Increasing visibility of distributed systems in production

Understanding the state of a running application is the key to efficiently troubleshooting production issues and ultimately anticipating outages. Pierre Vincent demonstrates how to make monitoring an integral part of development, using health checks, metrics, tracing, and other patterns to get a clearer picture of applications in production.


Talk Title	Increasing visibility of distributed systems in production
Speakers	Pierre Vincent (Poppulo)
Conference	O’Reilly Velocity Conference
Conf Tag	Build Resilient Distributed Systems
Location	London, United Kingdom
Date	October 18-20, 2017
URL	Talk Page
Slides	Talk Slides
Video

Understanding the running state of an application is the key to efficiently troubleshoot production issues and ultimately anticipate outages. When systems grow larger and become distributed, the visibility of application health needs to become a first-class concern; as the likelihood of something going wrong increases, the focus shifts from increasing mean time between failures to reducing mean time to recovery.
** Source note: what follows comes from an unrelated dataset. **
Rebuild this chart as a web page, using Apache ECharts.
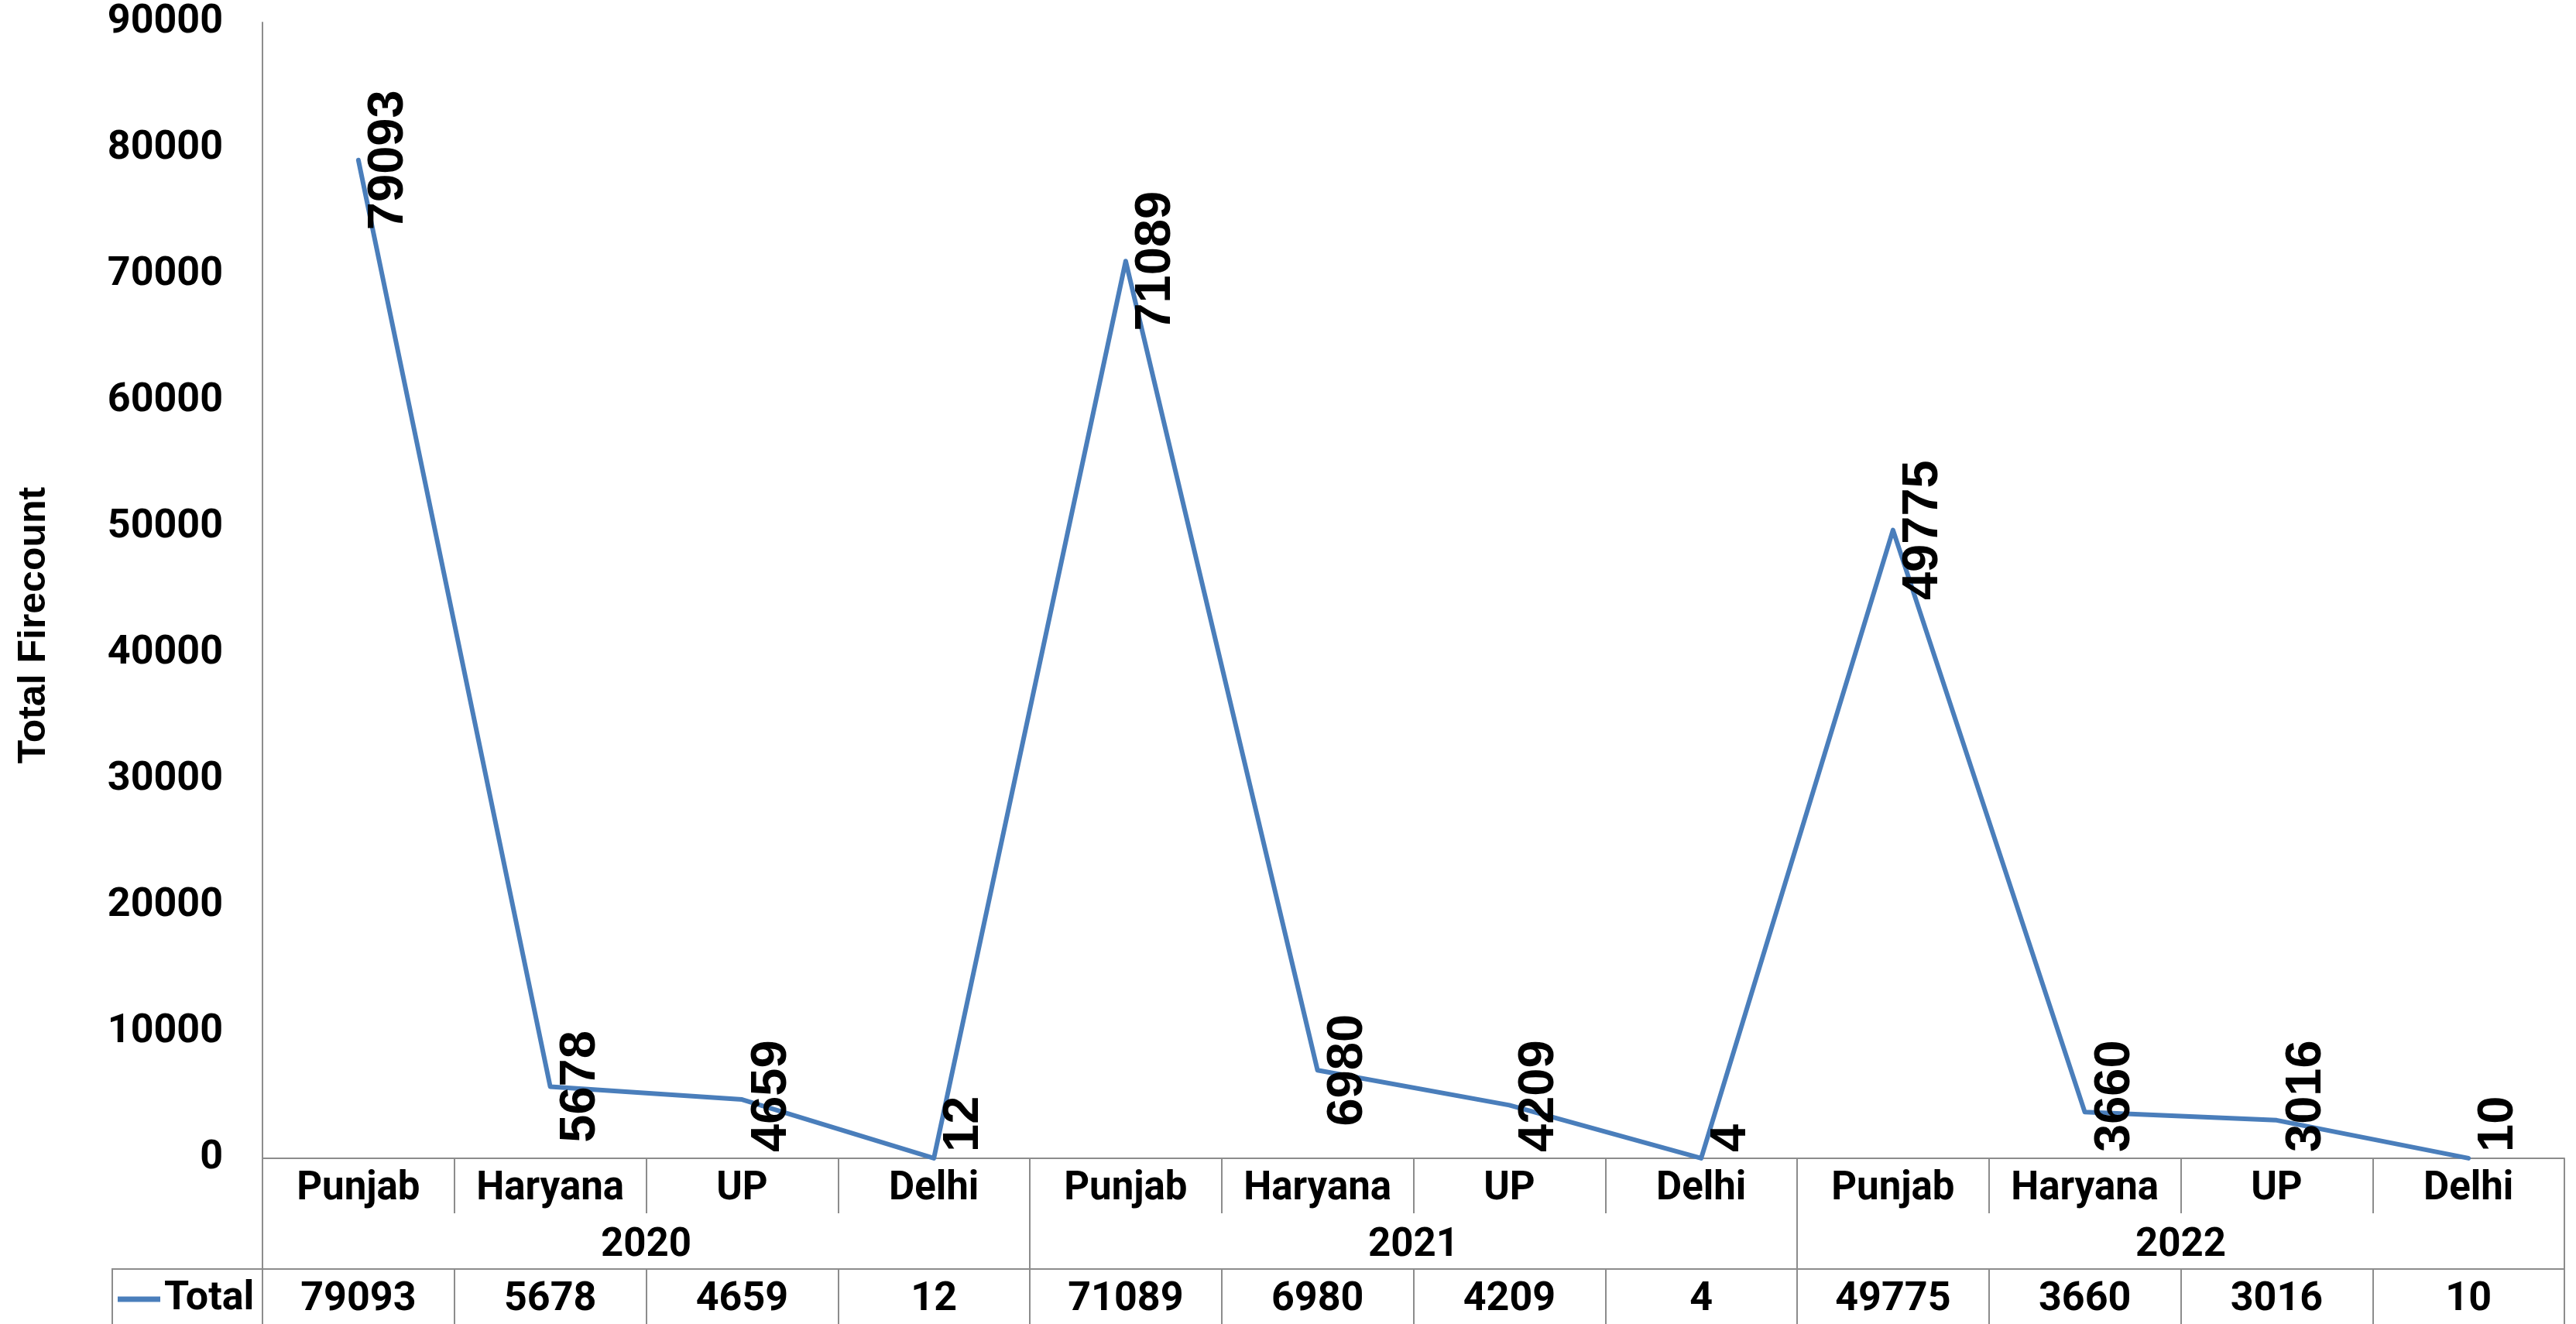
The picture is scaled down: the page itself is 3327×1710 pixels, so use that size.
<!DOCTYPE html>
<html>
<head>
<meta charset="utf-8">
<script src="https://cdn.jsdelivr.net/npm/echarts@6/dist/echarts.min.js"></script>
<style>
html,body{margin:0;padding:0;background:#fff;}
#chart{width:3327px;height:1710px;}
</style>
</head>
<body>
<div id="chart"></div>
<script>
const states = ['Punjab','Haryana','UP','Delhi','Punjab','Haryana','UP','Delhi','Punjab','Haryana','UP','Delhi'];
const years = ['2020','2021','2022'];
const totals = [79093, 5678, 4659, 12, 71089, 6980, 4209, 4, 49775, 3660, 3016, 10];
const seriesName = 'Total';
const yAxisTitle = 'Total Firecount';
const yMin = 0, yMax = 90000, yStep = 10000;

const LINE = '#4a7ebb';
const GRID_LINE = '#8c8c8c';
const AXIS_FONT = 'Roboto';
const LABEL_FONT = '"Liberation Sans", Arial, sans-serif';

const chart = echarts.init(document.getElementById('chart'), null, {renderer: 'canvas'});

function gridBottomPx() {
  return chart.convertToPixel({yAxisIndex: 0}, yMin);
}

const option = {
  animation: false,
  backgroundColor: '#ffffff',
  grid: {left: 339, right: 15, top: 29, bottom: 214, containLabel: false},
  legend: {
    left: 152, top: 1652, padding: 0,
    icon: 'rect', itemWidth: 55, itemHeight: 7,
    data: [seriesName],
    textStyle: {fontFamily: AXIS_FONT, fontWeight: 'bold', fontSize: 52, color: '#000'}
  },
  xAxis: [
    {
      type: 'category', data: states, position: 'bottom', offset: 0,
      boundaryGap: true,
      axisLine: {show: true, lineStyle: {color: GRID_LINE, width: 2}},
      axisTick: {show: true, interval: 0, length: 71, lineStyle: {color: GRID_LINE, width: 2}},
      axisLabel: {interval: 0, margin: 40, verticalAlign: 'middle', fontFamily: AXIS_FONT, fontWeight: 'bold', fontSize: 51, color: '#000'}
    },
    {
      type: 'category', data: years, position: 'bottom', offset: 71,
      boundaryGap: true,
      axisLine: {show: false},
      axisTick: {show: true, interval: 0, length: 72, lineStyle: {color: GRID_LINE, width: 2}},
      axisLabel: {interval: 0, margin: 42, verticalAlign: 'middle', fontFamily: AXIS_FONT, fontWeight: 'bold', fontSize: 51, color: '#000'}
    },
    {
      type: 'category', data: totals.map(String), position: 'bottom', offset: 143,
      boundaryGap: true,
      axisLine: {show: true, lineStyle: {color: GRID_LINE, width: 2}},
      axisTick: {show: true, interval: 0, length: 90, lineStyle: {color: GRID_LINE, width: 2}},
      axisLabel: {interval: 0, margin: 40, verticalAlign: 'middle', fontFamily: AXIS_FONT, fontWeight: 'bold', fontSize: 52, color: '#000'}
    }
  ],
  yAxis: {
    type: 'value', min: yMin, max: yMax, interval: yStep,
    name: yAxisTitle, nameLocation: 'middle', nameRotate: 90, nameGap: 295,
    nameTextStyle: {fontFamily: LABEL_FONT, fontWeight: 'bold', fontSize: 50, color: '#000', verticalAlign: 'middle', align: 'center', padding: [0, 90, 0, 0]},
    axisLine: {show: true, lineStyle: {color: GRID_LINE, width: 2}},
    axisTick: {show: false},
    splitLine: {show: false},
    axisLabel: {margin: 51, padding: [10, 0, 0, 0], fontFamily: AXIS_FONT, fontWeight: 'bold', fontSize: 52, color: '#000', formatter: function (v) { return String(v); }}
  },
  graphic: [
    {
      type: 'rect', silent: true, z: 10,
      shape: {x: 145, y: 1639, width: 194, height: 200},
      style: {fill: null, stroke: GRID_LINE, lineWidth: 2}
    }
  ],
  series: [
    {
      name: seriesName, type: 'line', data: totals,
      xAxisIndex: 0, yAxisIndex: 0,
      symbol: 'circle', symbolSize: 2, showSymbol: true, showAllSymbol: true,
      itemStyle: {color: LINE},
      lineStyle: {color: LINE, width: 6, cap: 'round', join: 'round'},
      label: {
        show: true, position: 'right', distance: 38, rotate: 90,
        align: 'center', verticalAlign: 'middle',
        fontFamily: LABEL_FONT, fontWeight: 'bold', fontSize: 65, color: '#000'
      },
      labelLayout: function (params) {
        const r = params.labelRect;
        const limit = gridBottomPx() - 8;
        if (r.y + r.height > limit) {
          return {y: limit - r.height / 2};
        }
        return {};
      }
    }
  ]
};

chart.setOption(option);
</script>
</body>
</html>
The best way to achieve this consistently is to make monitoring an integral part of product development, instead of it being just an afterthought. Pierre Vincent demonstrates how to build in monitoring, using health checks, metrics, tracing, and other patterns to get a clearer picture of applications in production. Monitoring can start simple, with basic telemetry such as health checks, which increase visibility in the system’s status. Exposing more advanced metrics can give more details on how the system is working on a system level (e.g., resource usage), application level (e.g., response times), and business level (e.g., completed sales). These health checks and metrics can then be used to trigger alerts when observed values are outside of expected thresholds. Pierre offers an overview of monitoring patterns and tools that will help you build a fuller picture of a running application.